*Exercise requirements*
Restate the whole of the material. Keep every word, and drop the pictures.

START Dataset content

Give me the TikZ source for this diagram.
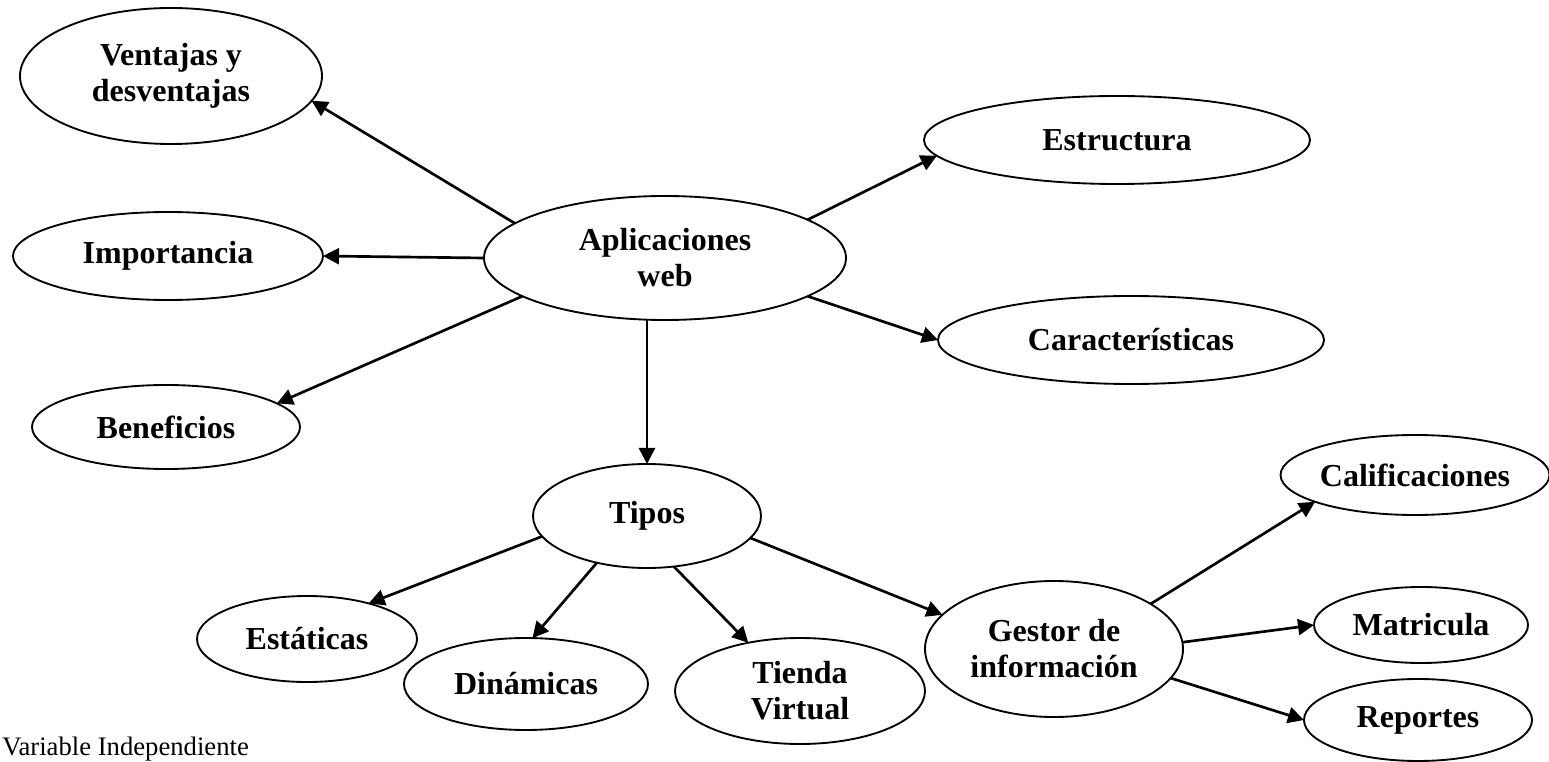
\documentclass[tikz,border=0pt]{standalone}
\usepackage{fontspec}
\setmainfont{Liberation Serif}
\usetikzlibrary{shapes.geometric,arrows.meta}
\begin{document}
\begin{tikzpicture}[x=0.75pt,y=-0.75pt,
  oval/.style={draw, ellipse, line width=1.4pt, inner sep=0pt, outer sep=0pt, align=center,
    font=\fontsize{24}{27}\selectfont\bfseries},
  sz/.style 2 args={minimum width=#1*0.75pt, minimum height=#2*0.75pt},
  arr/.style={line width=2pt, -{Triangle[length=12pt,width=12pt]}}]
\useasboundingbox (0,0) rectangle (1549,762);
% nodes
\node[oval, sz={302}{136}] (ven) at (171,76) {Ventajas y\\desventajas};
\node[oval, sz={310}{88}] (imp) at (168,256) {Importancia};
\node[oval, sz={268}{84}] (ben) at (166,427) {Beneficios};
\node[oval, sz={362}{124}] (apl) at (665,258) {Aplicaciones\\web};
\node[oval, sz={386}{88}] (est) at (1117,140) {Estructura};
\node[oval, sz={386}{88}] (car) at (1131,340) {Características};
\node[oval, sz={228}{104}] (tip) at (647,516) {Tipos};
\node[oval, sz={220}{86}] (sta) at (307,639) {Estáticas};
\node[oval, sz={244}{92}] (din) at (526,684) {Dinámicas};
\node[oval, sz={250}{106}] (tie) at (800,691) {Tienda\\Virtual};
\node[oval, sz={258}{136}] (ges) at (1054,649) {Gestor de\\información};
\node[oval, sz={266}{80}] (cal) at (1415,475) {Calificaciones};
\node[oval, sz={214}{76}] (mat) at (1421,625) {Matricula};
\node[oval, sz={228}{82}] (rep) at (1418,720) {Reportes};
\node[anchor=base west, inner sep=0pt, font=\fontsize{20}{24}\selectfont] (var) at (2,755) {Variable Independiente};
% connectors
\draw[arr] (apl.167) -- (ven.350);
\draw[arr] (apl.west) -- (imp.east);
\draw[arr] (apl.195) -- (ben.12);
\draw[arr] (apl.15) -- (est.185);
\draw[arr] (apl.345) -- (car.180);
\draw[arr] (tip.north |- apl.south) -- (tip.north);
\draw[arr] (tip.191) -- (sta.30);
\draw[arr] (tip.223) -- (din.82);
\draw[arr] (tip.298) -- (tie.137);
\draw[arr] (tip.348) -- (ges.163);
\draw[arr] (ges.25) -- (cal.195);
\draw[arr] (ges.3) -- (mat.180);
\draw[arr] (ges.346) -- (rep.180);
\end{tikzpicture}
\end{document}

END Dataset content

*Result below*
Give me the TikZ source for this diagram.
\documentclass[tikz,border=0pt]{standalone}
\usepackage{fontspec}
\setmainfont{Liberation Serif}
\usetikzlibrary{shapes.geometric,arrows.meta}
\begin{document}
\begin{tikzpicture}[x=0.75pt,y=-0.75pt,
  oval/.style={draw, ellipse, line width=1.4pt, inner sep=0pt, outer sep=0pt, align=center,
    font=\fontsize{24}{27}\selectfont\bfseries},
  sz/.style 2 args={minimum width=#1*0.75pt, minimum height=#2*0.75pt},
  arr/.style={line width=2pt, -{Triangle[length=12pt,width=12pt]}}]
\useasboundingbox (0,0) rectangle (1549,762);
% nodes
\node[oval, sz={302}{136}] (ven) at (171,76) {Ventajas y\\desventajas};
\node[oval, sz={310}{88}] (imp) at (168,256) {Importancia};
\node[oval, sz={268}{84}] (ben) at (166,427) {Beneficios};
\node[oval, sz={362}{124}] (apl) at (665,258) {Aplicaciones\\web};
\node[oval, sz={386}{88}] (est) at (1117,140) {Estructura};
\node[oval, sz={386}{88}] (car) at (1131,340) {Características};
\node[oval, sz={228}{104}] (tip) at (647,516) {Tipos};
\node[oval, sz={220}{86}] (sta) at (307,639) {Estáticas};
\node[oval, sz={244}{92}] (din) at (526,684) {Dinámicas};
\node[oval, sz={250}{106}] (tie) at (800,691) {Tienda\\Virtual};
\node[oval, sz={258}{136}] (ges) at (1054,649) {Gestor de\\información};
\node[oval, sz={266}{80}] (cal) at (1415,475) {Calificaciones};
\node[oval, sz={214}{76}] (mat) at (1421,625) {Matricula};
\node[oval, sz={228}{82}] (rep) at (1418,720) {Reportes};
\node[anchor=base west, inner sep=0pt, font=\fontsize{20}{24}\selectfont] (var) at (2,755) {Variable Independiente};
% connectors
\draw[arr] (apl.167) -- (ven.350);
\draw[arr] (apl.west) -- (imp.east);
\draw[arr] (apl.195) -- (ben.12);
\draw[arr] (apl.15) -- (est.185);
\draw[arr] (apl.345) -- (car.180);
\draw[arr] (tip.north |- apl.south) -- (tip.north);
\draw[arr] (tip.191) -- (sta.30);
\draw[arr] (tip.223) -- (din.82);
\draw[arr] (tip.298) -- (tie.137);
\draw[arr] (tip.348) -- (ges.163);
\draw[arr] (ges.25) -- (cal.195);
\draw[arr] (ges.3) -- (mat.180);
\draw[arr] (ges.346) -- (rep.180);
\end{tikzpicture}
\end{document}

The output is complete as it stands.